Mikkel Plays "Be Like a Crow"

Live Gameplay (Unedited)
A Mini-Review of “Be Like a Crow”
Be Like a Crow is exactly what it sounds like. It is a game where you play as a crow. Well, more specifically, you get to play as a corvid. You have the option between six different birds with slightly different skills, specializations, and progressions. You can then drop your bird into one of the included stock settings (which have corresponding maps on the publisher’s website), each coming with several objectives, objects, characters, and locations.

Character creation takes about 10 minutes if that. Be Like a Crow utilizes cards as the oracle, so anytime you don’t want to think of anything narratively from scratch, they have a table for that. You draw a card for what you’re looking for and check the corresponding card’s entry. Skill checks are pretty intuitive. The first card is what you need to beat. The second card is essentially your “roll” and you can add your bird’s skill to see if you beat.
I played for about 40 minutes before all the look up became tiresome, and maybe that’s a function of working with a physical book or maybe that’s a function of multiplicative objectives.

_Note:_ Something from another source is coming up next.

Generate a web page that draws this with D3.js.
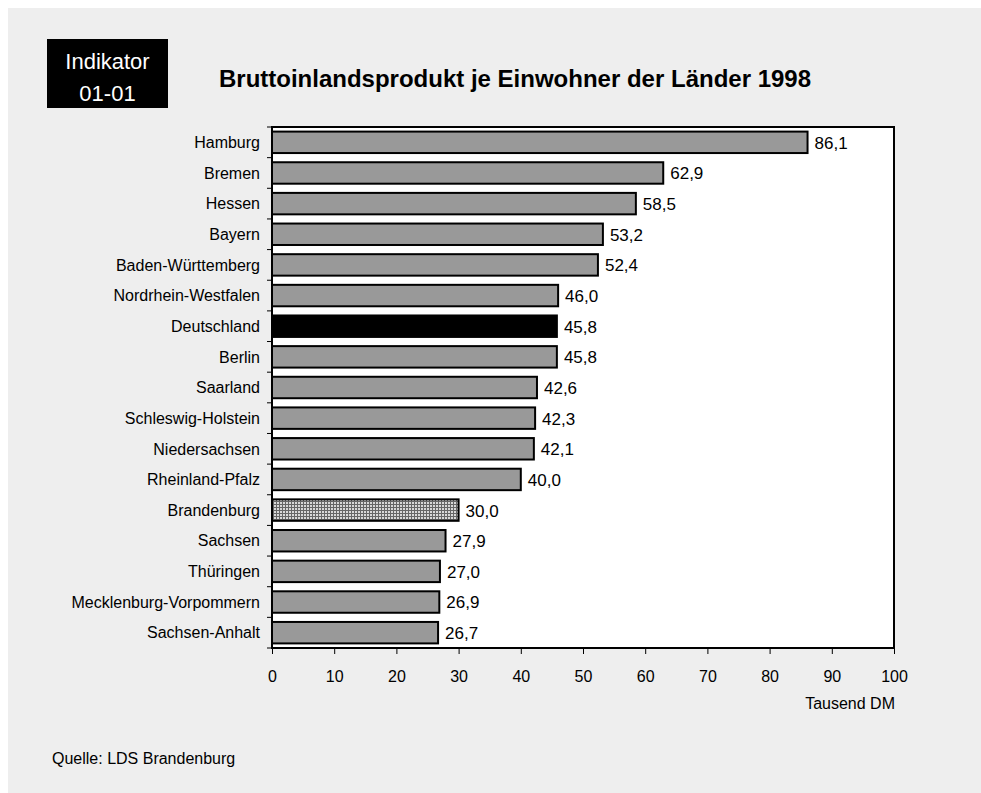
<!DOCTYPE html>
<html>
<head>
<meta charset="utf-8">
<script src="https://cdn.jsdelivr.net/npm/d3@7"></script>
<style>
  body { margin: 0; background: #ffffff; }
  text { font-family: "Liberation Sans", Arial, sans-serif; }
</style>
</head>
<body>
<div id="chart"></div>
<script>
// dimensions
var width = 981
var height = 793

// données
var laender = ["Hamburg", "Bremen", "Hessen", "Bayern", "Baden-Württemberg",
  "Nordrhein-Westfalen", "Deutschland", "Berlin", "Saarland", "Schleswig-Holstein",
  "Niedersachsen", "Rheinland-Pfalz", "Brandenburg", "Sachsen", "Thüringen",
  "Mecklenburg-Vorpommern", "Sachsen-Anhalt"]
var werte = [86.1, 62.9, 58.5, 53.2, 52.4, 46.0, 45.8, 45.8, 42.6, 42.3, 42.1, 40.0,
  30.0, 27.9, 27.0, 26.9, 26.7]
var xTicks = [0, 10, 20, 30, 40, 50, 60, 70, 80, 90, 100]

var titel = "Bruttoinlandsprodukt je Einwohner der Länder 1998"
var indikator = ["Indikator", "01-01"]
var einheit = "Tausend DM"
var quelle = "Quelle: LDS Brandenburg"

var data = laender.map(function(d, i) { return { land: d, wert: werte[i] } })

// zone du graphique
var plot = { left: 272, right: 894, top: 127, bottom: 648 }

var svg = d3.select("#chart")
  .append("svg")
    .attr("width", width)
    .attr("height", height)

// motif pour le Brandenburg
var defs = svg.append("defs")
var pat = defs.append("pattern")
    .attr("id", "raster")
    .attr("width", 3)
    .attr("height", 3)
    .attr("patternUnits", "userSpaceOnUse")
pat.append("rect").attr("width", 3).attr("height", 3).attr("fill", "#d8d8d8")
pat.append("rect").attr("width", 3).attr("height", 1).attr("fill", "#666666")
pat.append("rect").attr("width", 1).attr("height", 3).attr("fill", "#666666")

// fond gris
svg.append("rect")
    .attr("x", 8)
    .attr("y", 8)
    .attr("width", width - 8)
    .attr("height", height - 8)
    .attr("fill", "#eeeeee")

// boîte Indikator
svg.append("rect")
    .attr("x", 47)
    .attr("y", 39)
    .attr("width", 121)
    .attr("height", 69)
    .attr("fill", "#000000")
svg.selectAll("text.ind")
  .data(indikator)
  .enter()
  .append("text")
    .attr("class", "ind")
    .attr("x", 107.5)
    .attr("y", function(d, i) { return 69 + i * 32 })
    .attr("text-anchor", "middle")
    .style("font-size", "22px")
    .style("fill", "#ffffff")
    .text(function(d) { return d })

// titre
svg.append("text")
    .attr("x", 515)
    .attr("y", 87)
    .attr("text-anchor", "middle")
    .style("font-size", "24px")
    .style("font-weight", "bold")
    .text(titel)

// échelles
var x = d3.scaleLinear()
  .domain([0, 100])
  .range([plot.left, plot.right])

var y = d3.scaleBand()
  .domain(laender)
  .range([plot.top, plot.bottom])
  .paddingInner(0.3)
  .paddingOuter(0.15)

// zone blanche
svg.append("rect")
    .attr("x", plot.left)
    .attr("y", plot.top)
    .attr("width", plot.right - plot.left)
    .attr("height", plot.bottom - plot.top)
    .attr("fill", "#ffffff")

// barres
svg.append("g")
  .selectAll("rect")
  .data(data)
  .enter()
  .append("rect")
    .attr("x", x(0))
    .attr("y", function(d) { return y(d.land) })
    .attr("width", function(d) { return x(d.wert) - x(0) })
    .attr("height", y.bandwidth())
    .attr("fill", function(d) {
      if (d.land == "Deutschland") return "#000000"
      if (d.land == "Brandenburg") return "url(#raster)"
      return "#999999"
    })
    .attr("stroke", "#000000")
    .attr("stroke-width", 2)

// valeurs
svg.append("g")
  .selectAll("text")
  .data(data)
  .enter()
  .append("text")
    .attr("x", function(d) { return x(d.wert) + 7 })
    .attr("y", function(d) { return y(d.land) + y.bandwidth() / 2 })
    .attr("dy", "0.38em")
    .style("font-size", "17px")
    .text(function(d) { return d3.format(".1f")(d.wert).replace(".", ",") })

// cadre
svg.append("rect")
    .attr("x", plot.left)
    .attr("y", plot.top)
    .attr("width", plot.right - plot.left)
    .attr("height", plot.bottom - plot.top)
    .attr("fill", "none")
    .attr("stroke", "#000000")
    .attr("stroke-width", 2)

// axe y : graduations entre les catégories
var bounds = d3.range(laender.length + 1).map(function(i) {
  return plot.top + i * (plot.bottom - plot.top) / laender.length
})
svg.append("g")
  .selectAll("line")
  .data(bounds)
  .enter()
  .append("line")
    .attr("x1", plot.left - 5)
    .attr("x2", plot.left)
    .attr("y1", function(d) { return d })
    .attr("y2", function(d) { return d })
    .attr("stroke", "#000000")
    .attr("stroke-width", 1)

svg.append("g")
  .selectAll("text")
  .data(laender)
  .enter()
  .append("text")
    .attr("x", plot.left - 12)
    .attr("y", function(d) { return y(d) + y.bandwidth() / 2 })
    .attr("dy", "0.36em")
    .attr("text-anchor", "end")
    .style("font-size", "16px")
    .text(function(d) { return d })

// axe x
var xAxis = svg.append("g")
    .attr("transform", "translate(0," + plot.bottom + ")")
    .call(d3.axisBottom(x).tickValues(xTicks).tickSize(6).tickPadding(16.5).tickSizeOuter(0))
xAxis.select(".domain").remove()
xAxis.selectAll("line").attr("stroke-width", 1)
xAxis.selectAll("text")
    .style("font-size", "16px")
    .style("font-family", "'Liberation Sans', Arial, sans-serif")

svg.append("text")
    .attr("x", plot.right + 1)
    .attr("y", 709)
    .attr("text-anchor", "end")
    .style("font-size", "16px")
    .text(einheit)

// source
svg.append("text")
    .attr("x", 52)
    .attr("y", 764)
    .style("font-size", "16px")
    .text(quelle)
</script>
</body>
</html>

In order to “level up” from a fledgling to a juvenile, you need to complete two objectives. In order to level up from juvenile to adult you need four, and objectives can have several objects, characters, and locations in play such that it can become cumbersome to keep track of bookkeeping.
Turns in a solo RPG is also an interesting thing, as you have to take turns to travel to the next hex, possibly rolling an encounter. There’s no internal clock counter (at least I don’t think there’s one), so the abstraction of time is weird, and I’m not particularly found of having a random event just to move a couple units of time. Maybe I could have just streamlined it. Unsure.

I didn’t end up doing a combat scenario based on how I interpreted the situation narratively, but the combat rules are simple enough.
The system is solid. The ideas of the story that can come out of this are really cool, but I also think in trying to be comprehensive, it’s end up slowing down the story beats to a crawl and the scaling is just a smidge off. I think if I were to revise it, I’d probably try to reduce the number of tables you had to look at once. I think it’s reasonable every so often, but especially at the onset of the new level, it got pretty overwhelming pretty quick. But all in all I recommend it, especially if you’re looking for a potentially fun writing prompt.

Ani’s Tale
Raw Record of Game Session here.
The Philippines, 1875
Elder Emmanuel tells me on the other side of the world, crows are considered “Tigmamanukan,” omen birds. The omen birds here do look like us, blue feathers that blend against the day sky. We crows, streaks of shadow. I believe Elder Emmanuel when he says we still have a role to play in all of this though. We have flown together over several islands trying to chase down our kin, my fledgling friend Sirok, taken by a human priest for some devilish purpose. We had tracked him to a church, but Elder Emmanuel grew gravely ill as we approached the graveyard (apt).
As we scoured around, we saw evidence that the human priest had traveled further west, to some place called the Dead Zoo, surely a foreboding place. Elder Emmanuel asked me to come close and entrusted me with a message, a cipher scartched on a lead, somehow pristine.
“You must take this to Ito. He’s not far from here.”
At first, I look my advisor with confusion. Why would he send me to my jilted groom? I wanted nothing to do with him, and yet, I could not deny my dying mentor his wish.
The winds were rough at first. My charge flew from my grip and I had to find it amongst the leaves of the graveyard before continuing onward. During my search, I did find a golden thread that I sensed would help with my return home if I succeeded in my task.
The trip was uneventful. Made conversations with some locals before carrying a tailwind straight to my destination. I delivered the message to Ito without so much a word, but when I saw his expression, I knew something was off.
“What?”
A feigned kindness, the most I could offer the selfish bastard.
Ito looked back meekly, first at me, then the message, then me once more. Weak words attempted to form and fizzled just as quickly.
“I said what.”
Curt. Cutting. Crisp.
“The Balbal… they have destroyed the Grove.”
He broke down weeping and I departed. This was a war for our kind was it not? I would weep for my home lost, but my kin needed me and that would be the matter I attend to.
I saw a shipwreck south of the waterfall and quickly made haste. I found purchase near the top, a suitable alcove, a base of operations. My first attempts to infilitrate it with scavenge drew my blood. My second attempts were more successful. I was nursing my wound when it came in.
“Bird friend come into my home.”
Emerging from a vertical shaft I never would have considered a possible entrance, a vampire bat surveiled me from the ceiling. It spoke in a simple diction, but in its snappy syntax came an underscore of knowing, an ethereal hum of arcana.
“Bird friend wants to hunt humans.”
“Indeed.”
“I see bird friend bleeding… if bird friend give blood, perhaps bat friend can help.”
Elder Emmanuel warned me of the vampires. But Elder Emmanuel was no more, and the corrupt human priest was still stealing fledglings and he was likely not the only one, and I, disrespected too many times over bird, wanted to fight back…
What cost is blood that has already left the body?
“Drink bat friend. I accept your assistance.”